My first impression of this is I cannot believe that it has taken me so long! I have spent so long on every area of the painting, but it is quite small – not even the whole face – and still looks woefully unfinished to me. I am particularly unhappy about the mouth – it makes me think of the portrait that I did above of my friend, where although this is a more sophisticated image, as I described I seem there to have ‘got lucky’ with the mouth, drawing it right straight away. Here the mouth is a little open, which I have never done before, but that is not enough excuse for how it has turned out. It is not right even now, even though I have repainted it several times. But it does seem better than the other portraits that I have done, more three dimensional for sure. I like this style of painting and I want to try some more, and to finally manage an acceptable self-portrait.

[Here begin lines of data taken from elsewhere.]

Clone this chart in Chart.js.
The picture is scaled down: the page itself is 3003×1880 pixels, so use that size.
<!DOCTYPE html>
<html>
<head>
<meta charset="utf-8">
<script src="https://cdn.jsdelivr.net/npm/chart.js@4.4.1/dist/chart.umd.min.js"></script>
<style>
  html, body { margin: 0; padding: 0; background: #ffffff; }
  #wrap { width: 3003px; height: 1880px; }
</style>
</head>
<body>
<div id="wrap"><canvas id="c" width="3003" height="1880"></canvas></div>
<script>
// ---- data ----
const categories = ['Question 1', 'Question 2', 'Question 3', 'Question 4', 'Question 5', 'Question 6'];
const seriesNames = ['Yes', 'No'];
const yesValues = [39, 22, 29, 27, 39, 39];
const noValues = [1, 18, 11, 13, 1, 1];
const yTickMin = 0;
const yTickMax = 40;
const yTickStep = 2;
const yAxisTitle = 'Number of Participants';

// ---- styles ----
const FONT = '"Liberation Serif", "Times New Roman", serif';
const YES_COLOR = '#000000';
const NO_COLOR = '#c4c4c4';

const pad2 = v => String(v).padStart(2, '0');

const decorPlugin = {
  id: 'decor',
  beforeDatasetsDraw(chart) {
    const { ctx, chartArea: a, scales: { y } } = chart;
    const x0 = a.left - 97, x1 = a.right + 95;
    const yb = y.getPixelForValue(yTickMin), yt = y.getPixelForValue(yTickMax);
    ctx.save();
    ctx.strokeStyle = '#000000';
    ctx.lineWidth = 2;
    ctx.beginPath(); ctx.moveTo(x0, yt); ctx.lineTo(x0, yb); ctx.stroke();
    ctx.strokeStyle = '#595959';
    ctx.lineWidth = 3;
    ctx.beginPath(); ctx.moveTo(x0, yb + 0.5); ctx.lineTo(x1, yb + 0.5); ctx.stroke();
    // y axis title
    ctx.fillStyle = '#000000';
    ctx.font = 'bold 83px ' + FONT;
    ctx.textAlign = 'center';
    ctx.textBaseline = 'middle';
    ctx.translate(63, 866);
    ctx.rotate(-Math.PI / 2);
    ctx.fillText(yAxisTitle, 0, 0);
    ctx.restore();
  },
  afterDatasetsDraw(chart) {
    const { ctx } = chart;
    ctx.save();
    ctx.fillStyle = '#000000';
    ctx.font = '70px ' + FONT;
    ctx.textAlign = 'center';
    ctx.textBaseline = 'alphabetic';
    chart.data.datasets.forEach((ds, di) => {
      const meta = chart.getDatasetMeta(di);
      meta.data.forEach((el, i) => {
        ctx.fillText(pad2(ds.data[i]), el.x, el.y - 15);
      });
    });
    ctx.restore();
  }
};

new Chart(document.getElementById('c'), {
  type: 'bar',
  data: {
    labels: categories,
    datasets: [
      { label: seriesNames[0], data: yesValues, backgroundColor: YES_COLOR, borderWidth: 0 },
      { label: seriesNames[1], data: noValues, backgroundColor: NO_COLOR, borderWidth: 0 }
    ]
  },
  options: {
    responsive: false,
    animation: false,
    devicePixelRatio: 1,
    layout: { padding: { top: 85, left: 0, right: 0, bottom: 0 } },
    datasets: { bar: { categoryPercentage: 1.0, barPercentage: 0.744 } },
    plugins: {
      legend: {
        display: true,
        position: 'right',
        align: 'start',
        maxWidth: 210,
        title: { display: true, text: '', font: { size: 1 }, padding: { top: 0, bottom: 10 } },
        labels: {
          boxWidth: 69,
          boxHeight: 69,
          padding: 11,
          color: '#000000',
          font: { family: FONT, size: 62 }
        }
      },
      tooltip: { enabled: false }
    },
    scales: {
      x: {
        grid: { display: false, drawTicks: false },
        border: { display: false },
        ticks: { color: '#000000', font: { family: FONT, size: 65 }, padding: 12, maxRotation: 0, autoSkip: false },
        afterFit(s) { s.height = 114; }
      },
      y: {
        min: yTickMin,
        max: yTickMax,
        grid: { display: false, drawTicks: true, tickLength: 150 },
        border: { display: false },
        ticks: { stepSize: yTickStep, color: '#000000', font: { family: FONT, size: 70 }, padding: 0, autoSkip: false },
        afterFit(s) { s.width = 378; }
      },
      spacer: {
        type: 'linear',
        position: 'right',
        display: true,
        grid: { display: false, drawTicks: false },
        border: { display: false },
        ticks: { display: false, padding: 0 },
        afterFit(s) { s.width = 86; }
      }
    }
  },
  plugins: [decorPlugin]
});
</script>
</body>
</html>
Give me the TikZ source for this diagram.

For now, I feel like I have learnt a lot doing the assignment, and indeed this whole Part – there is some idea of progression here, with some blips on the way. I like the fact to have chosen such a sunny image of a woman who was so famously and so tragically depressed, made her first documented suicide attempt at a very young age (in 1953, so only 19). The Bell Jar is mandatory reading for psychiatrists apparently, being an almost perfect depiction of the condition. Yet here she looks interested, engaged, highly intelligent as indeed she was (apparently her IQ was high, 160), on the verge of being happy, or at least cheerful – and the sunlight emphasizes that. She also looks a little glamorous, is clearly taking care of her appearance (indeed her lipstick is what is making the mouth so difficult) – again not the stereotypical style for someone who is depressive. One of my aims was to highlight that depression is not part of the personality – at least not for her, but a terrible illness when it is as serious as in her case – someone who is chronically depressed does not necessarily have a depressive character.